Continually Versus Continuously – A Continuous MistakeOct 04
We travel today once again down the road of misused words. In this case, it is another set that have similar meanings, spellings and sounds that are often used interchangeably. But they were never meant to be thrown casually about as though they were the same, because they aren’t.
The mistake is a pretty understandable one. Not only are the spellings similar, but they have the same word contained within: continue. They also both end the same, and so the shift is so imperceptible that it is hard to see without breaking down each. But the ‘ally’ versus the ‘uously’ makes all the difference.
The word continually does mean for something to continue. However, there are two main distinctions. First, it continues for a very long time, though the actual length is subjective, and so explained through context. It might be a long time in a real sense, such as several years:
The concerned homeowner continually pestered the council for two years about the pothole before it was fixed.
Or, it might be a long time for a certain situation:
She continually pulled at the loose string as we spoke, until after several days of on-again, off-again manipulation it unraveled from the seam.
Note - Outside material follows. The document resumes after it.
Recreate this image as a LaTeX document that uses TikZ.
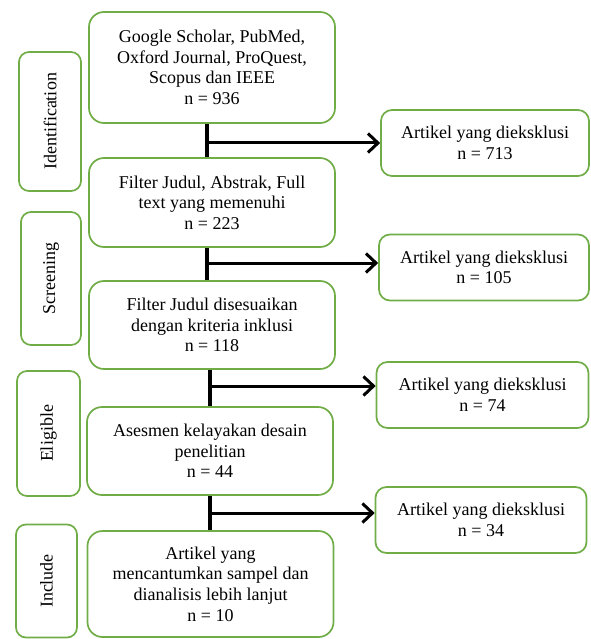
\documentclass[tikz,border=0pt]{standalone}
\usepackage{fontspec}
\setmainfont{Liberation Serif}
\usetikzlibrary{arrows.meta}
\definecolor{boxgreen}{HTML}{70AD47}
\begin{document}
\begin{tikzpicture}[x=1pt,y=-1pt,
  every node/.style={font=\fontsize{18}{20.6}\selectfont},
  mainbox/.style={draw=boxgreen,line width=1.7pt,rounded corners=15pt,align=center,inner sep=2pt,minimum width=246pt},
  sidebox/.style={draw=boxgreen,line width=1.7pt,rounded corners=10pt,align=center,inner sep=2pt,rotate=90},
  exbox/.style={draw=boxgreen,line width=1.7pt,rounded corners=11pt,align=center,inner sep=2pt,minimum height=66pt},
  vline/.style={line width=3.5pt},
  hline/.style={line width=3pt,-{Straight Barb[length=10pt,width=19pt,line width=3pt]}}
]
\useasboundingbox (0,0) rectangle (590,639);

% main boxes
\node[mainbox,minimum height=111pt] (b1) at (212,67.5) {Google Scholar, PubMed,\\Oxford Journal, ProQuest,\\Scopus dan IEEE\\n = 936};
\node[mainbox,minimum height=89pt] (b2) at (212,202.5) {Filter Judul, Abstrak, Full\\text yang memenuhi\\n = 223};
\node[mainbox,minimum height=88pt] (b3) at (212,325) {Filter Judul disesuaikan\\dengan kriteria inklusi\\n = 118};
\node[mainbox,minimum height=88pt] (b4) at (210,451) {Asesmen kelayakan desain\\penelitian\\n = 44};
\node[mainbox,minimum height=106pt] (b5) at (210.5,584) {Artikel yang\\mencantumkan sampel dan\\dianalisis lebih lanjut\\n = 10};

% side boxes
\node[sidebox,minimum width=139pt,minimum height=62pt] (s1) at (50,121.5) {Identification};
\node[sidebox,minimum width=133pt,minimum height=60pt] (s2) at (51,278.5) {Screening};
\node[sidebox,minimum width=125pt,minimum height=63pt] (s3) at (48.5,433.5) {Eligible};
\node[sidebox,minimum width=113pt,minimum height=61pt] (s4) at (46.5,581) {Include};

% excluded boxes
\node[exbox,minimum width=208pt] (r1) at (485,143) {Artikel yang dieksklusi\\n = 713};
\node[exbox,minimum width=210pt] (r2) at (484,267.5) {Artikel yang dieksklusi\\n = 105};
\node[exbox,minimum width=212pt] (r3) at (482.5,395) {Artikel yang dieksklusi\\n = 74};
\node[exbox,minimum width=211pt] (r4) at (481,520) {Artikel yang dieksklusi\\n = 34};

% junctions
\coordinate (j1) at (207,143);
\coordinate (j2) at (207,263);
\coordinate (j3) at (210,386);
\coordinate (j4) at (210,513);

\draw[vline] (b1.south -| j1) -- (b2.north -| j1);
\draw[vline] (b2.south -| j2) -- (b3.north -| j2);
\draw[vline] (b3.south -| j3) -- (b4.north -| j3);
\draw[vline] (b4.south -| j4) -- (b5.north -| j4);

\draw[hline] ([xshift=-1.75pt]j1) -- (j1 -| r1.west);
\draw[hline] ([xshift=-1.75pt]j2) -- (j2 -| r2.west);
\draw[hline] ([xshift=-1.75pt]j3) -- (j3 -| r3.west);
\draw[hline] ([xshift=-1.75pt]j4) -- (j4 -| r4.west);
\end{tikzpicture}
\end{document}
But what really distinguishes this word from the other is that there a break between instances. The man in the first sentence was not living on the steps of Town Hall, and the woman in the second didn’t sit for days playing with the string. Both stopped, and then started again. This implied interruption changes the meaning.
The second word, continuously, also has the meaning of continuing over a long period of time. Like the first, it can mean years, minutes, seconds…any amount of time that in context seems excessive of impressive. But the key difference is that it means a constant, never ending description.
The absolute nature of the definition means you have to be more careful using continuously than continually. If you don’t mean to describe something constant, then it should be avoided.
They went on to live continuously in that little cabin, miles away from the stresses of modern civilization.
Notice how you can say that their living situation was continuous because there is no reason to suggest that they lived anywhere else. They kept their home, which gives it a sense of permanence.
While you could technically come up with a sentence to use them both, it is advised that you refrain from trying to stuff these two words too close together. That is because while they have a different meaning, they are similar enough that they might make a statement redundant.
Of course, when speaking about creative writing, this point is moot. If it matches with the flow of your content, and it is properly in context, you can do with them as you will. For example:
They were continually parted over the years for various reasons, but they remained continuously in love.
In the end, they are both fantastic and descriptive adjectives. But be wary of how you use them.